Third, even relatively well-informed voters and well-intentioned government officials will often lack the information they need to allocate resources more effectively than the market would in their place. As F.A. Hayek argued in his classic essay, “The Use of Knowledge in Society,” government planners lacks the kind of information that the price system routinely provides to market participants. Thus, they usually have no way of knowing whether the projects they want to spend tax money on will yield benefits that outweigh their costs.
These systematic shortcomings of government are particularly dangerous in times of crisis, like the present. Given widespread voter ignorance and their own perverse incentives, government officials often use crises to justify harmful expansions of government power by selling them as emergency measures – even if they have little or no real connection to the emergency in question. This is why White House Chief of Staff Rahm Emanuel says that “[y]ou never want a serious crisis to go to waste” because it is “an opportunity to do things you could not do before.”
The current spending bill before Congress is no exception. It is being marketed as a “stimulus.” Yet only 8% of the new spending will occur this year, and only 41% in the next two years – too late to provide stimulus while the recession is still ongoing. This suggests that most of the new spending isn’t really about stimulus and has more to do with other policy priorities that are being misleadingly sold as emergency measures.
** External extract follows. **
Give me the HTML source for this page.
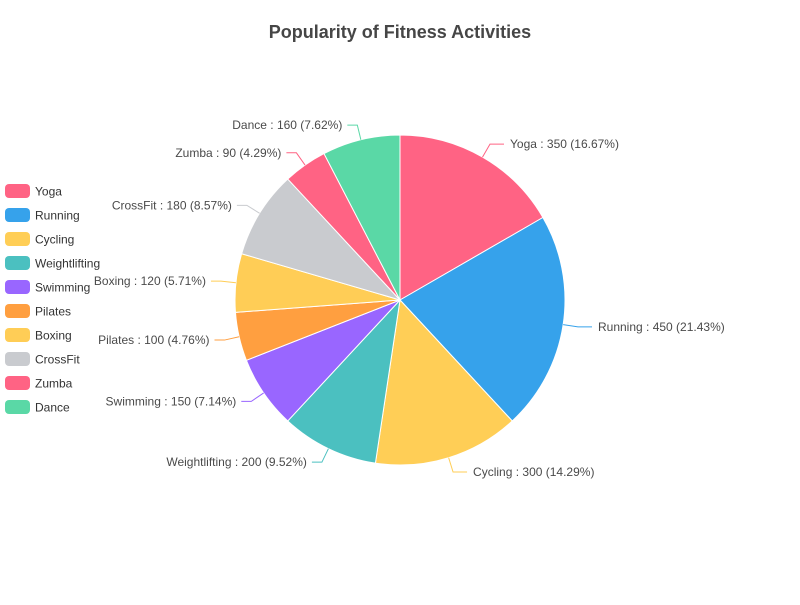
<!DOCTYPE html>
<html><head><meta charset="utf-8"><style>
body{margin:0;background:#fff;font-family:"Liberation Sans",sans-serif}
</style></head><body>
<svg id="c" width="800" height="600" xmlns="http://www.w3.org/2000/svg">
<text x="400" y="38" text-anchor="middle" font-size="18" font-weight="bold" fill="#464646">Popularity of Fitness Activities</text>
</svg>
<script>
const categories=["Yoga","Running","Cycling","Weightlifting","Swimming","Pilates","Boxing","CrossFit","Zumba","Dance"];
const values=[350,450,300,200,150,100,120,180,90,160];
const colors=["#ff6384","#36a2eb","#ffce56","#4bc0c0","#9966ff","#ff9f40","#ffcd56","#c9cbcf","#ff6384","#5ad8a6"];
const svg=document.getElementById('c'),NS="http://www.w3.org/2000/svg";
const cx=400,cy=300,r=165;
const total=values.reduce((a,b)=>a+b,0);
function pt(t,rr){return [cx+rr*Math.sin(t),cy-rr*Math.cos(t)];}
function mk(tag,attrs){const e=document.createElementNS(NS,tag);for(const k in attrs)e.setAttribute(k,attrs[k]);svg.appendChild(e);return e;}
let a=0;
values.forEach((v,i)=>{
  const da=v/total*2*Math.PI,a0=a,a1=a+da;a=a1;
  const p0=pt(a0,r),p1=pt(a1,r);
  const s=mk('path',{d:`M${cx},${cy}L${p0[0]},${p0[1]}A${r},${r} 0 ${da>Math.PI?1:0} 1 ${p1[0]},${p1[1]}Z`,fill:colors[i],stroke:'#fff','stroke-width':1});
  
  
  const m=(a0+a1)/2,e=pt(m,r),k=pt(m,r+15),right=Math.sin(m)>=0;
  const hx=k[0]+(right?14:-10);
  const l=mk('polyline',{points:`${e[0]},${e[1]} ${k[0]},${k[1]} ${hx},${k[1]}`,fill:'none',stroke:colors[i],'stroke-width':1});
  
  
  const t=mk('text',{x:hx+(right?6:-5),y:k[1]+4,'text-anchor':right?'start':'end','font-size':12,fill:'#4a4a4a'});
  t.textContent=`${categories[i]} : ${v} (${(v/total*100).toFixed(2)}%)`;
  
  
});
categories.forEach((c,i)=>{
  const y=184+i*24;
  const rc=mk('rect',{x:5,y:y,width:25,height:14,rx:4,fill:colors[i]});
  
  
  const t=mk('text',{x:35,y:y+11.5,'font-size':12,fill:'#333'});
  t.textContent=c;
  
  
});
</script>
</body></html>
These points don’t prove that all government interventions are undesirable. It is possible for them to be outweighed by other considerations in any given case. They do, however, show that there is reason for systematic concern about the size of government, and for a strong but not insuperable presumption against its expansion. In the same way, we have good reason for a presumption against government regulation of speech and religion, even though that presumption cannot be absolute. We can, for example, ban shouting “fire” in a crowded theater, yet still have a general rule against censorship.
To put it in Obama’s terms, our society will “work” a lot better if we can prevent government from getting too big. And that requires paying a lot more attention to the state’s rapidly expanding waistline than the president wants us to.
UPDATE: I should have noted that the 8% figure is for the percentage of spending in the current fiscal year (which ends September 30), rather than calendar year. I don’t think this difference of three months is critical, but I do want to correct the error.